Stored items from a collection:
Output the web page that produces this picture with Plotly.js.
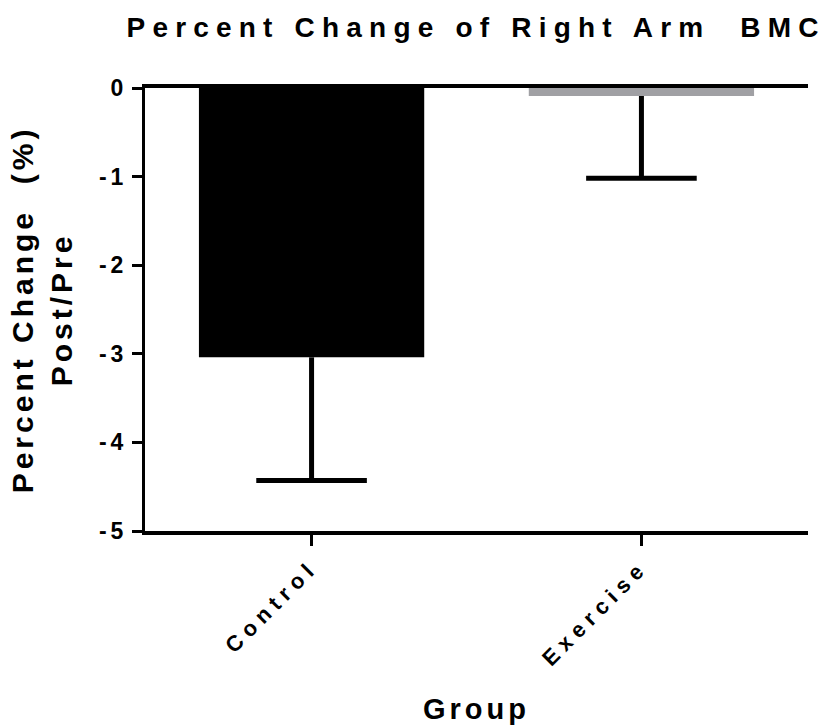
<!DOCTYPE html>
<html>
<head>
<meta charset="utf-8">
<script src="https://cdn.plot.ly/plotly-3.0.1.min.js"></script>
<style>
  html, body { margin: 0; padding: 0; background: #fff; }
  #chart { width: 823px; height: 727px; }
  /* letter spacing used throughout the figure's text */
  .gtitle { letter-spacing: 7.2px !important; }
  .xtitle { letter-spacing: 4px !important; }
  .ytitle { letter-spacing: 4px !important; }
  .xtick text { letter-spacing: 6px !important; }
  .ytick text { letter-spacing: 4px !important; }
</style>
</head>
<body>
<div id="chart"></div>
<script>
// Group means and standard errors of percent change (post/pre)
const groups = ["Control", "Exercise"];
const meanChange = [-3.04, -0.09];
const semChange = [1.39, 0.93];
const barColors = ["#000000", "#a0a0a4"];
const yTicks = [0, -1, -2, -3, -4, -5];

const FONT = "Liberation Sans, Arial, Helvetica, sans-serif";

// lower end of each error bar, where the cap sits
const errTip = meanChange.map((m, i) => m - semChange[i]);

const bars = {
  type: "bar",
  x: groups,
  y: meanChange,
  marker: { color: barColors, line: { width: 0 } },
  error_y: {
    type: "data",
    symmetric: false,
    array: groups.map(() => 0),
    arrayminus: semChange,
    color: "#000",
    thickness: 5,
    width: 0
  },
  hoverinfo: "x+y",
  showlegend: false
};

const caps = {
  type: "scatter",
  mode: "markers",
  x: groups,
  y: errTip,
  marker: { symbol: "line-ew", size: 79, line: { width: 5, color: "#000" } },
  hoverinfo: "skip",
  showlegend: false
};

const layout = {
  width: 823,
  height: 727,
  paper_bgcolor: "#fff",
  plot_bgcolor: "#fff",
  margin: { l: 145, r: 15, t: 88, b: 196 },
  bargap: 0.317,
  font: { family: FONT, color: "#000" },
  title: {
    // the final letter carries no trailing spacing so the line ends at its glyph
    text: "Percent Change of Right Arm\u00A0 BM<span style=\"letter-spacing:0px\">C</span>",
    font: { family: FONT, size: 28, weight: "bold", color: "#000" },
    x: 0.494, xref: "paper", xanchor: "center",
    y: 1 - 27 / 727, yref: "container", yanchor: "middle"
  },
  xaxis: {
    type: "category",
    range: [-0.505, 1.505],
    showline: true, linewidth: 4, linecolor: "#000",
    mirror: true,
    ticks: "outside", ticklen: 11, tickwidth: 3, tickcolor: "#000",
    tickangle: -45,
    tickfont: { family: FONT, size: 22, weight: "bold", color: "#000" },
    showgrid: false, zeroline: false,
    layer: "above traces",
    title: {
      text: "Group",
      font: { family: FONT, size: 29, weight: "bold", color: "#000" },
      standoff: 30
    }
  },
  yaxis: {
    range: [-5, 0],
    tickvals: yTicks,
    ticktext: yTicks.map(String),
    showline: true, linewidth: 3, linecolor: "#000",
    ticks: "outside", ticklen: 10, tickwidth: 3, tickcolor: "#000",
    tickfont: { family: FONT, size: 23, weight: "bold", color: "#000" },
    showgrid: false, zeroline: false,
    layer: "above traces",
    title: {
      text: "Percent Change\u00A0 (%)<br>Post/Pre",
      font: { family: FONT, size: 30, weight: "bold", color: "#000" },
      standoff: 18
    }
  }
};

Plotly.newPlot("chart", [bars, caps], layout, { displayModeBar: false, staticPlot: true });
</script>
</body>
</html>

...

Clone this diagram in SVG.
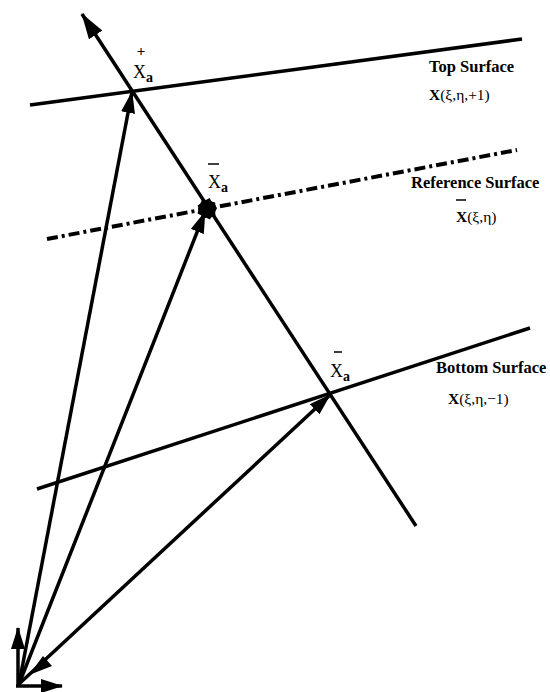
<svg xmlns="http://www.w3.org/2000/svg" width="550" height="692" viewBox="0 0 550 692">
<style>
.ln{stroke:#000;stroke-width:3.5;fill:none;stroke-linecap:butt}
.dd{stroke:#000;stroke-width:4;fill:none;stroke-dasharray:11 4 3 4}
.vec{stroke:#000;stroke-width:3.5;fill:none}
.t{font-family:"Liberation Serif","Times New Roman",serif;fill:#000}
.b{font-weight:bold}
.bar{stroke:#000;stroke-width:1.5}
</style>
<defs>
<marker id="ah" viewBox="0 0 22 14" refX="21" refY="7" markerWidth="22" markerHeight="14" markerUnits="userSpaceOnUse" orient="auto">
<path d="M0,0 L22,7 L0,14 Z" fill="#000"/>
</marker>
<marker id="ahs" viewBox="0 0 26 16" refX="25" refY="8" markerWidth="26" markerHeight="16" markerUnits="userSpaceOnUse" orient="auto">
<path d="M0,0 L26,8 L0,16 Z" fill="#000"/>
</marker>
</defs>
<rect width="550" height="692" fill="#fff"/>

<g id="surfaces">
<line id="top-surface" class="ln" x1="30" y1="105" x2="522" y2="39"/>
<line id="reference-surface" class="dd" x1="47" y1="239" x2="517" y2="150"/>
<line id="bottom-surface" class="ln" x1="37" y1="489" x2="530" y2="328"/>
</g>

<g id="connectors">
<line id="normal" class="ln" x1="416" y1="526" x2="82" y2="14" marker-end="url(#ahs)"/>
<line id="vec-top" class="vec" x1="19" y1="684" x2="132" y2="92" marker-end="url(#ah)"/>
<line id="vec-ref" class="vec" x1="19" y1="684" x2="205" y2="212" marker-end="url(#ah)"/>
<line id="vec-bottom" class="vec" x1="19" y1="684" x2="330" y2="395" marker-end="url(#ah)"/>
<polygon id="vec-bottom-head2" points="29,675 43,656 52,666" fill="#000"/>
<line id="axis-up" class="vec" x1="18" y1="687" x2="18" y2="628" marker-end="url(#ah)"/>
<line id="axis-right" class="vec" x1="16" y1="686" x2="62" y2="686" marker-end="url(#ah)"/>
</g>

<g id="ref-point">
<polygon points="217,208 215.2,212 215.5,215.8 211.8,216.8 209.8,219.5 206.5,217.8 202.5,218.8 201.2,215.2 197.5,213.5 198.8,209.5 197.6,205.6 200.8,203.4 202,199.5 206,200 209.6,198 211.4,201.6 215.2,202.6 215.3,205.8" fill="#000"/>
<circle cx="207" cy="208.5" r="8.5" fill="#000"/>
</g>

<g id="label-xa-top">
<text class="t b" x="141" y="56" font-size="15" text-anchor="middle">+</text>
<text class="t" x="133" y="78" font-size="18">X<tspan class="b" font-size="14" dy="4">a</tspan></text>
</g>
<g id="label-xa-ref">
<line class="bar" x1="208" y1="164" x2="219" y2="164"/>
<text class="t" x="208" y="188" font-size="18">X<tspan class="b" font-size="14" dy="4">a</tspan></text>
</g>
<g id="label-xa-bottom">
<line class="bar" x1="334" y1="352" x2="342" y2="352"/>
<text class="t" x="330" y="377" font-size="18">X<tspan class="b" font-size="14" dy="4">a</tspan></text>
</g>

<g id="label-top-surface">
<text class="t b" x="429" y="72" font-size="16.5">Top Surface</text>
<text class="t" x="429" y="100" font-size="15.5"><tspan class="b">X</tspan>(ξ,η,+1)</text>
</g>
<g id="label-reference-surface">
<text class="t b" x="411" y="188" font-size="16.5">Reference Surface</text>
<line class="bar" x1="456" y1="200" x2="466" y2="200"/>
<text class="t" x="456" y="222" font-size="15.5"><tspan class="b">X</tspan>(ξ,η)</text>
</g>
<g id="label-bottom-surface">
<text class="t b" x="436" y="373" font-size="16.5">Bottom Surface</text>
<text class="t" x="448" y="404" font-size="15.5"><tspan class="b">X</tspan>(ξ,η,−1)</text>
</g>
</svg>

...

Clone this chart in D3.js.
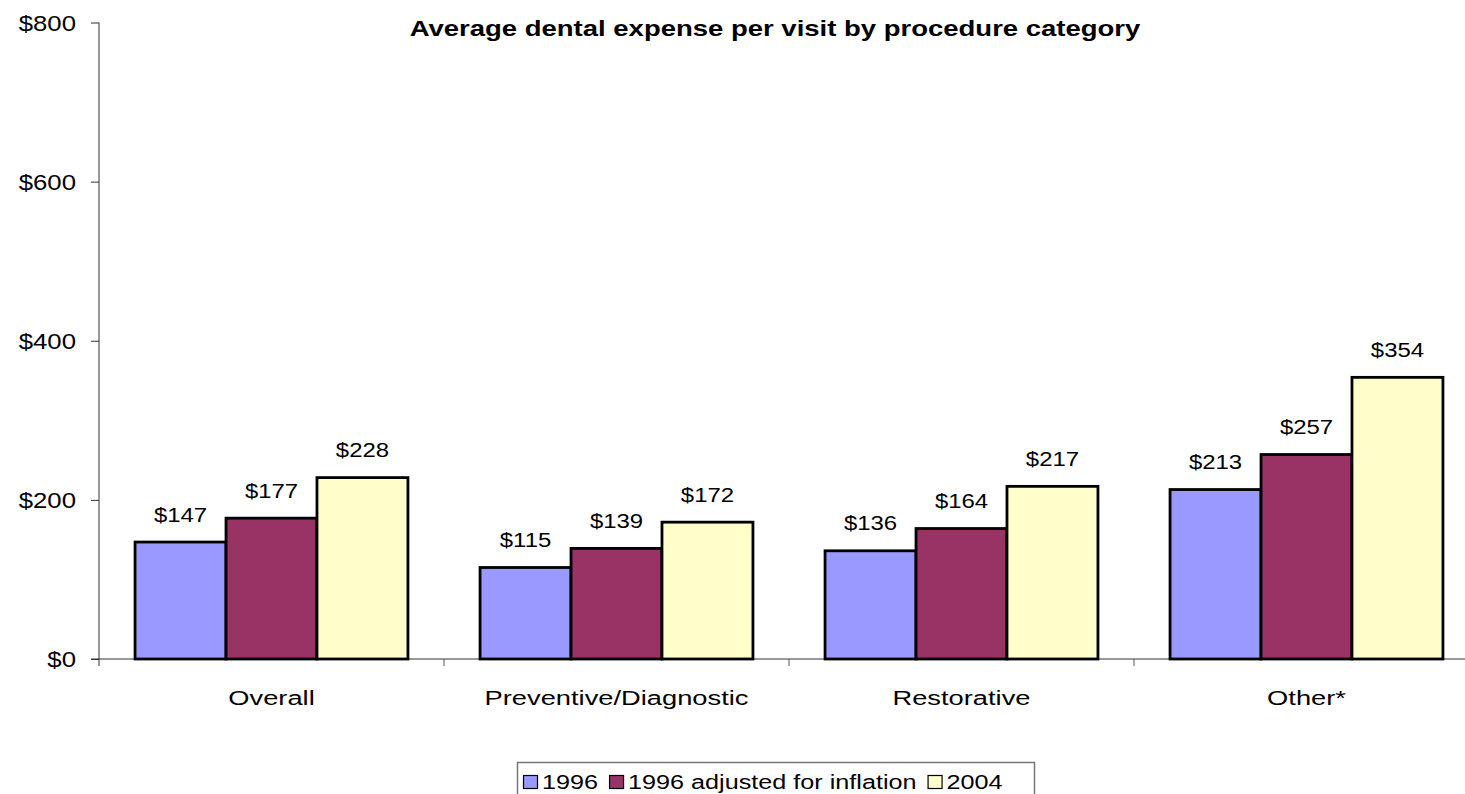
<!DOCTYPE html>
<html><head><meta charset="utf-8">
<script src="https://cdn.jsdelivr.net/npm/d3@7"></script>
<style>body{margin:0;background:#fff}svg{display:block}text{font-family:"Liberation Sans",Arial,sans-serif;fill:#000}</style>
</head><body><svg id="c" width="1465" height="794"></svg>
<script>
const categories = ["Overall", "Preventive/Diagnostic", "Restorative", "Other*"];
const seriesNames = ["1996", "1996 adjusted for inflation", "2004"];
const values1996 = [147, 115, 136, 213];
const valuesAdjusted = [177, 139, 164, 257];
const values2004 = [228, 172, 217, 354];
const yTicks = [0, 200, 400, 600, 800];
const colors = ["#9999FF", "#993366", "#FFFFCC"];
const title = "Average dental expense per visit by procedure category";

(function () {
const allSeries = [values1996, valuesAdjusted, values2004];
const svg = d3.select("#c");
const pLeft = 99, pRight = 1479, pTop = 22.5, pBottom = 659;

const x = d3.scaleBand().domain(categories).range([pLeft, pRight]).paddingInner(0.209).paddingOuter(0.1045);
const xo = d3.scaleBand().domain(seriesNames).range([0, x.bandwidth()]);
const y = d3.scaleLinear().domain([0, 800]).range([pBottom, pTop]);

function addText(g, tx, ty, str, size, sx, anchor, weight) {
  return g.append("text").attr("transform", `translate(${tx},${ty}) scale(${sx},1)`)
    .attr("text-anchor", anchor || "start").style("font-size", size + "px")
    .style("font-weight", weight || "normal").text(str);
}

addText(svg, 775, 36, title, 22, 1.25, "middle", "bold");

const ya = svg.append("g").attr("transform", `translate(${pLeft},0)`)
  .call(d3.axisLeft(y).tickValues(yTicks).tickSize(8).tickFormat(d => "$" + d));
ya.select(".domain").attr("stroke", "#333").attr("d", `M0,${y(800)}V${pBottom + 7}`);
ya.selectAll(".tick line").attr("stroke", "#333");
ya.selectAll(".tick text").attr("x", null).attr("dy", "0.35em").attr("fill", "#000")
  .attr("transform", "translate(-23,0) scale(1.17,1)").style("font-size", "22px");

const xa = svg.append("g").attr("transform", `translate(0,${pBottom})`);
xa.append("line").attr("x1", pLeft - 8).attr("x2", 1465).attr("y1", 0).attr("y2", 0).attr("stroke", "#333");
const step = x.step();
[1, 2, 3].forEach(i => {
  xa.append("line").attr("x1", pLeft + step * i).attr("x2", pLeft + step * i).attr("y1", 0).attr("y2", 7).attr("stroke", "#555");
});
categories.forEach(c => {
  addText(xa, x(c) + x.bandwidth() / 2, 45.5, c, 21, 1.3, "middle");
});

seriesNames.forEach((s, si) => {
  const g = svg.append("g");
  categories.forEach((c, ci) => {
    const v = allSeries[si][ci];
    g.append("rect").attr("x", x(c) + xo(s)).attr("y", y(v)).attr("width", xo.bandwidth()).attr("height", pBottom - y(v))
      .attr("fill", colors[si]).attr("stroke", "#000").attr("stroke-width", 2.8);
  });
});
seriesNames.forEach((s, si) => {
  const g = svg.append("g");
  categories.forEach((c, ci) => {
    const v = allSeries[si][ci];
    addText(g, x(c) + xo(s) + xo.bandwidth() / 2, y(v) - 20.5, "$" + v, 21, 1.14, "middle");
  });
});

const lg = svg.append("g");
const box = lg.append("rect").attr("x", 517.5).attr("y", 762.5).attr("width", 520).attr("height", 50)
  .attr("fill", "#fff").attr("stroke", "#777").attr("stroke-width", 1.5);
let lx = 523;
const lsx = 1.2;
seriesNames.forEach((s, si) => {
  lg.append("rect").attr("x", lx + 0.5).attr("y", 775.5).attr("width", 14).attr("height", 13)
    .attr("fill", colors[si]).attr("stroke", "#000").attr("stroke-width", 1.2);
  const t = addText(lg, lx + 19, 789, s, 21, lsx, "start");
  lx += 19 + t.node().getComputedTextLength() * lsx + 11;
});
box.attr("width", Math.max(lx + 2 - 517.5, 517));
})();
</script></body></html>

- _Required work_
Nothing but the lines from the one with "Output the web" through the one with "const yTicks = [0, -1, -2, -3, -4, -5];" is to be copied, exactly and ends included. Leave pictures out.

- _Answer for the task_
Output the web page that produces this picture with Plotly.js.
<!DOCTYPE html>
<html>
<head>
<meta charset="utf-8">
<script src="https://cdn.plot.ly/plotly-3.0.1.min.js"></script>
<style>
  html, body { margin: 0; padding: 0; background: #fff; }
  #chart { width: 823px; height: 727px; }
  /* letter spacing used throughout the figure's text */
  .gtitle { letter-spacing: 7.2px !important; }
  .xtitle { letter-spacing: 4px !important; }
  .ytitle { letter-spacing: 4px !important; }
  .xtick text { letter-spacing: 6px !important; }
  .ytick text { letter-spacing: 4px !important; }
</style>
</head>
<body>
<div id="chart"></div>
<script>
// Group means and standard errors of percent change (post/pre)
const groups = ["Control", "Exercise"];
const meanChange = [-3.04, -0.09];
const semChange = [1.39, 0.93];
const barColors = ["#000000", "#a0a0a4"];
const yTicks = [0, -1, -2, -3, -4, -5];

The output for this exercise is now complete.